Hi Everyone,
If I want continue training a model, and want to restore the checkpoints from a previously backed up location, do I have to recopy ALL the files or will a smaller subset do the job? Which ones if not all are required?
I am training my model (using version 051) in small batches of input data due to OOM issues. I have already trained on the Mozilla Voice corpus. Using the checkpoints directory, I want to to continue training on contents extracted from certain pdf files. I will be doing this one at a time. As I encounter OOM failures, I keep backups of the checkpoints directory, restore it to working checkpoint directory and resume training. But this back checkpoints directory size increases over time.

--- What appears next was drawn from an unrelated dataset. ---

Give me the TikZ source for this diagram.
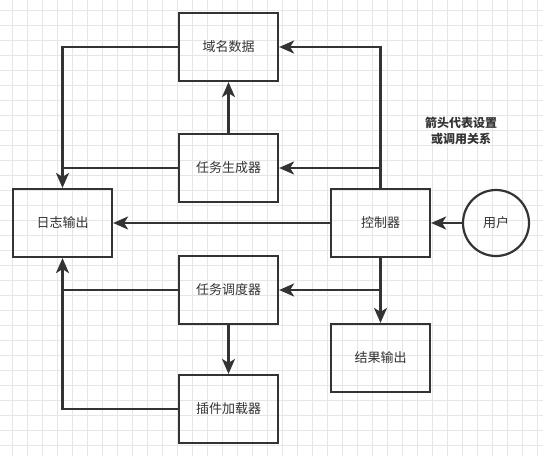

Now I am facing problems as its hitting sizes of 30 GB and over.
For example: my backup checkpoint directory contains following files:
best_dev-143.data-00000-of-00001,
best_dev_checkpoint,
train-110.index,
train-121.index,
train-132.index,
train-143.index,
train-99.index
best_dev-143.index,
checkpoint,
train-110.meta,
train-121.meta,
train-132.meta,
train-143.meta,
train-99.meta
best_dev-143.meta,
train-110.data-00000-of-00001,
train-121.data-00000-of-00001,
train-132.data-00000-of-00001,
train-143.data-00000-of-00001,
train-99.data-00000-of-00001
Which files should I copy into working checkpoint directory to resume training successfully? Is there any reason to retain the rest of the files?
Hope you can guide me on this.
Regards,
Rohit